2.1. Current Characteristics

The power-current (P-I) characteristics of semiconductor lasers are shown in Figure 1a. When the injection current of a semiconductor laser gradually increases, the output optical power slowly increases. However, when the injection current exceeds a certain value, the output optical power sharply increases. The current that corresponds to this inflection point is the threshold current of the semiconductor laser. Figure 1b shows the wavelength-current (W-I) characteristic curve of a semiconductor laser at 25 °C. It can be seen that as the drive current increases, the output wavelength of the semiconductor laser gradually moves toward the long wave direction. Therefore, the stable output optical power and wavelength of semiconductor lasers need to be achieved by precisely controlling their drive current.
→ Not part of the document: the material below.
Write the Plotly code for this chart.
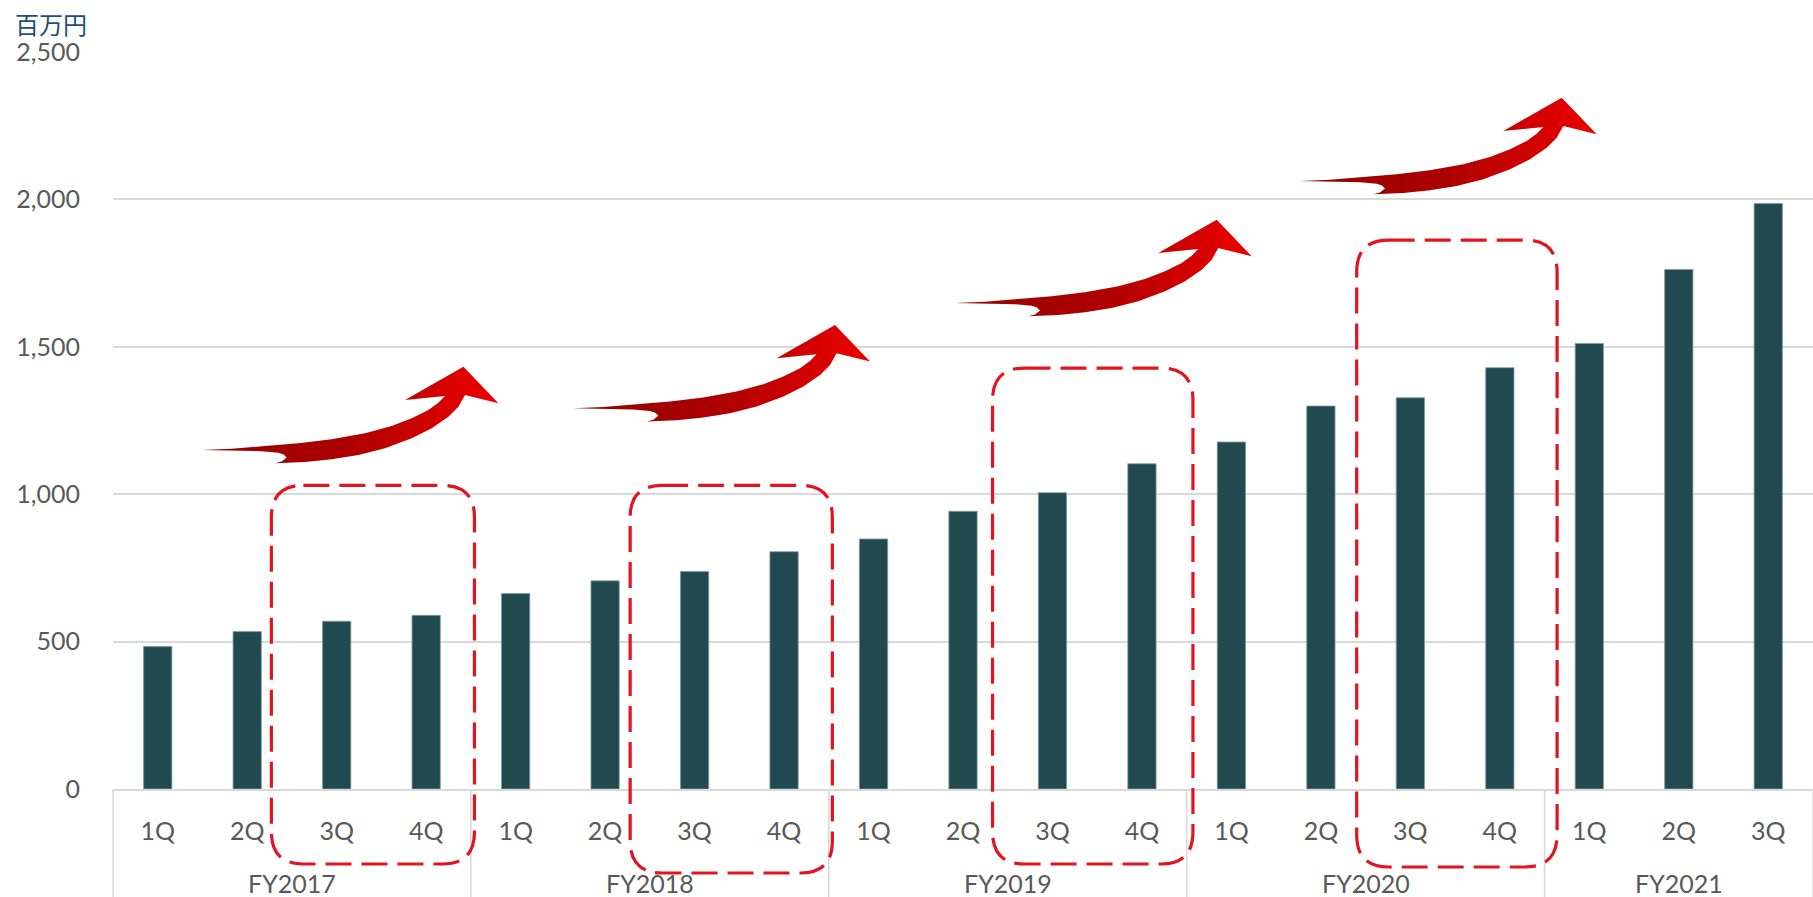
import plotly.graph_objects as go

# ---------------- data ----------------
fiscal_years = ["FY2017"] * 4 + ["FY2018"] * 4 + ["FY2019"] * 4 + ["FY2020"] * 4 + ["FY2021"] * 3
quarters = ["1Q", "2Q", "3Q", "4Q"] * 4 + ["1Q", "2Q", "3Q"]
revenue = [483, 534, 569, 589,
           663, 706, 738, 805,
           848, 942, 1005, 1103,
           1177, 1299, 1327, 1429,
           1511, 1762, 1986]
y_ticks = [0, 500, 1000, 1500, 2000, 2500]
unit_label = "百万円"

# ---------------- layout constants ----------------
W, H = 1813, 897
ML, MR, MT, MB = 113, 0, 52, 108
PW, PH = W - ML - MR, H - MT - MB
N = len(revenue)
YMAX = 2500

BAR_COLOR = "#204A4F"
GRID = "#D9D9D9"
TEXT = "#595959"
RED = "#E3141F"
FONT = "Lato, 'Open Sans', sans-serif"

cats = [f"{fy} {q}" for fy, q in zip(fiscal_years, quarters)]


def px_x(i):
    return ML + (i + 0.5) * PW / N


def paper_x_px(px):
    return (px - ML) / PW


def paper_y_px(py):
    return (H - MB - py) / PH


fig = go.Figure()

fig.add_trace(go.Bar(
    x=cats, y=revenue,
    marker=dict(color=BAR_COLOR, line=dict(color="#7F9A9C", width=0.8)),
    width=0.316,
    hoverinfo="x+y",
    showlegend=False,
))

# ---------------- decorative arrows (pixel template, relative to tail tip) ----------------
arrow_tpl = [(0, 0),
             # upper edge of shaft
             (30, -1.3), (63.3, -4), (96.7, -6.7), (130, -10.7), (163.3, -16.7),
             (190, -24), (210, -31.7), (226.7, -40), (236.7, -47.3), (243.3, -54),
             # head
             (203.3, -50), (261.7, -83.3), (296.7, -46.7), (263.3, -55),
             # lower edge of shaft
             (256.7, -43.3), (246.7, -33.3), (230, -21.7), (210, -11.7), (183.3, -1.7),
             (156.7, 5), (130, 9.3), (103.3, 12), (73.3, 13.3),
             # fish tail notch
             (80, 11.5), (85, 7.5), (82, 4.5), (76.7, 2.7), (60, 1.2), (30, 0.6), (0, 0)]
arrow_tails = [(201.7, 450), (573.3, 408.3), (955, 303), (1300, 181)]

for tx, ty in arrow_tails:
    fig.add_trace(go.Scatter(
        x=[tx + dx for dx, dy in arrow_tpl],
        y=[ty + dy for dx, dy in arrow_tpl],
        xaxis="x2", yaxis="y2",
        mode="lines", line=dict(width=0, color="rgba(0,0,0,0)"),
        fill="toself",
        fillgradient=dict(type="horizontal",
                          colorscale=[[0, "#920000"], [0.5, "#AE0000"], [1, "#EE0000"]]),
        hoverinfo="skip", showlegend=False,
    ))

# ---------------- dashed rounded highlight boxes ----------------
box_x0 = [1.27, 5.28, 9.33, 13.40]     # category-index units
box_x1 = [3.54, 7.54, 11.57, 15.64]
box_top = [1030, 1030, 1428, 1862]     # value units
box_bottom_px = [864, 873, 864, 867]
R = 32
shapes = []
for a, b, t, bp in zip(box_x0, box_x1, box_top, box_bottom_px):
    x0 = paper_x_px(px_x(a))
    x1 = paper_x_px(px_x(b))
    y1 = t / YMAX
    y0 = paper_y_px(bp)
    rx, ry = R / PW, R / PH
    path = (f"M {x0+rx},{y1} L {x1-rx},{y1} Q {x1},{y1} {x1},{y1-ry} "
            f"L {x1},{y0+ry} Q {x1},{y0} {x1-rx},{y0} L {x0+rx},{y0} "
            f"Q {x0},{y0} {x0},{y0+ry} L {x0},{y1-ry} Q {x0},{y1} {x0+rx},{y1} Z")
    shapes.append(dict(type="path", path=path, xref="paper", yref="paper",
                       line=dict(color=RED, width=3.2, dash="26px,10px"),
                       fillcolor="rgba(0,0,0,0)", layer="above"))

# ---------------- group dividers and FY labels ----------------
bounds = [0] + [k for k in range(1, N) if fiscal_years[k] != fiscal_years[k - 1]] + [N]
for k in bounds:
    shapes.append(dict(type="line", xref="paper", yref="paper",
                       x0=k / N, x1=k / N, y0=0, y1=-MB / PH,
                       line=dict(color=GRID, width=1.5), layer="below"))

annotations = []
for s, e in zip(bounds[:-1], bounds[1:]):
    annotations.append(dict(x=(s + e - 1) / 2, xref="x", y=paper_y_px(883), yref="paper",
                            text=fiscal_years[s], showarrow=False, xanchor="center",
                            yanchor="middle", font=dict(size=25, color=TEXT, family=FONT)))

annotations.append(dict(x=paper_x_px(13), xref="paper", y=paper_y_px(23), yref="paper",
                        text=unit_label, showarrow=False, xanchor="left", yanchor="middle",
                        font=dict(size=24, color="#1F4E79",
                                  family="'Noto Sans CJK JP', sans-serif")))

fig.update_layout(
    width=W, height=H,
    margin=dict(l=ML, r=MR, t=MT, b=MB, pad=0),
    plot_bgcolor="white", paper_bgcolor="white",
    font=dict(family=FONT, size=25, color=TEXT),
    showlegend=False,
    shapes=shapes,
    annotations=annotations,
    xaxis=dict(type="category", categoryorder="array", categoryarray=cats,
               tickvals=cats, ticktext=quarters, range=[-0.5, N - 0.5],
               showline=True, linecolor=GRID, linewidth=1.5, showgrid=False,
               ticks="", ticklabelstandoff=19, tickfont=dict(size=25, color=TEXT, family=FONT)),
    yaxis=dict(range=[0, YMAX], tickvals=y_ticks, tickformat=",",
               showgrid=True, gridcolor=GRID, gridwidth=1.5, zeroline=False,
               showline=False, ticks="", ticklabelstandoff=32,
               tickfont=dict(size=25, color=TEXT, family=FONT)),
    xaxis2=dict(overlaying="x", range=[ML, W - MR], visible=False, anchor="y2"),
    yaxis2=dict(overlaying="y", range=[H - MB, MT], visible=False, anchor="x2"),
)

fig.write_html("out.html")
2.2. Temperature Characteristics

It has been shown that the temperature effect on the operating performance and stability of semiconductor lasers is mainly reflected in the temperature effect on their wavelength, threshold current, output power, and service life [25]. The temperature characteristics of semiconductor lasers are shown in Figure 2. Due to the considerable current density and dissipated power density that the PN junction is subjected to internally, there are inevitably various nonradiative losses, free carrier absorption, and other loss mechanisms [26]. As a result, a significant portion of the used electrical energy is converted into heat, causing a rapid rise in the temperature of semiconductor lasers. When the temperature of a semiconductor laser increases, the output power decreases, and heat consumption increases, thus further increasing the laser’s temperature and resulting in a vicious circle. As shown in Figure 2a, with an increase in temperature, the inflection point of the P-I characteristic curve gradually moves to the right. Thus, the threshold current of semiconductor lasers increases with an increase in temperature. Moreover, when the temperature increases from 10 °C to 90 °C, the threshold current increases from 17 mA to 43 mA, and the output power of the semiconductor laser at the same operating current decreases with an increase in temperature. In addition, temperature changes cause changes in the forbidden bandwidth, with the active layer gap narrowing as the temperature increases, and the output wavelength shifting in the long-wave direction (i.e., producing a red shift) [27]. Figure 2b shows the temperature effect on the output wavelength of a semiconductor laser at a drive current of 46 mA. To improve the stability of the laser’s output optical power and wavelength, the laser operating temperature needs to be kept constant.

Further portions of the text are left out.